Mutual banks and differential calculation: regional banks on the front line
According to feedback from several national brokers (La Centrale de Financement, Cafpi, Vousfinancer), some regional banks of Crédit Agricole and Crédit Mutuel continue to reason in differential terms for rental investment applications. This practice remains discreet: it is neither commercially claimed nor listed in public scales.
Why particularly mutual banks? Their decentralized structure gives branch managers and regional credit committees greater decision-making autonomy than in centralized networks. A Crédit Agricole branch manager in Brittany can approve an application that their counterpart in Île-de-France would reject, because risk policies vary from one bank to another.
The expected profile by these regional banks is quite specific:
- A significant personal contribution, often above market norms, which reduces the risk for the bank
- High and stable income, allowing justification of financial solidity beyond the simple debt ratio
- An existing real estate portfolio with documented rental history (current leases, regularly received rents)
For a first-time investor without a contribution or with average income, the probability of obtaining a differential reasoning remains very low, even with these banks.
Online banks and national networks: a more rigid approach to debt
At the opposite end of the spectrum, online banks like Boursorama, Hello Bank! or Fortuneo apply the classical calculation much more strictly. A study by the Prudential Control and Resolution Authority (ACPR) published in 2024 confirms this trend: these institutions almost systematically retain 70% of rents and refuse any differential reasoning in back-office.
The explanation lies in their model. Online banks handle a high volume of applications with very automated processes. The margin for human judgment, which allows a client advisor to “push” an atypical application before a committee, is reduced.
The large national networks (BNP Paribas, Société Générale, LCL) are situated in an intermediate zone. Their credit policy is centralized, but a good rental investment application can benefit from the HCSF flexibility margin, especially if the borrower offers countermeasures (income domiciliation, life insurance subscription, opening accounts for the family).

Obtaining a mortgage through differential calculation: concrete levers
Since differential calculation is no longer an advertised option, the strategy to benefit from it relies on preparing the application and choosing the right contact person.
- Go through a broker specialized in rental investment, who knows the regional banks still open to this approach and can present an application from a wealth perspective
- Precisely document the rental profitability of the targeted property with comparable leases, agency estimates, and a detailed financing plan
- Offer a significant contribution to reduce the borrowed amount and reassure the credit committee about the level of risk
- Accept the commercial countermeasures requested by the bank (income domiciliation, savings products) by integrating them from the outset into the negotiation
The broker remains the most effective lever because they quickly identify receptive institutions without multiplying requests that leave traces in banking files.

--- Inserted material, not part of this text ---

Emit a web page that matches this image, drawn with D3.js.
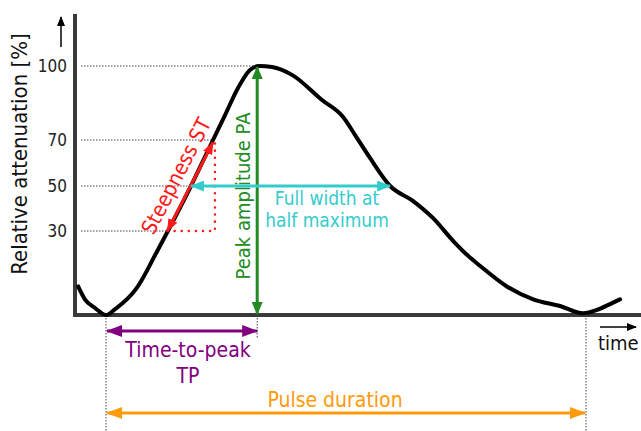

The official disappearance of differential calculation has not eliminated the economic logic that underpins it. Banks that finance rental investment continue to assess the coherence between rents and monthly payments, but they now do so within the constrained framework of the HCSF margin. For an investor, the real question is no longer “which bank practices differential?” but “which regional bank will accept to use its flexibility margin on my application?”.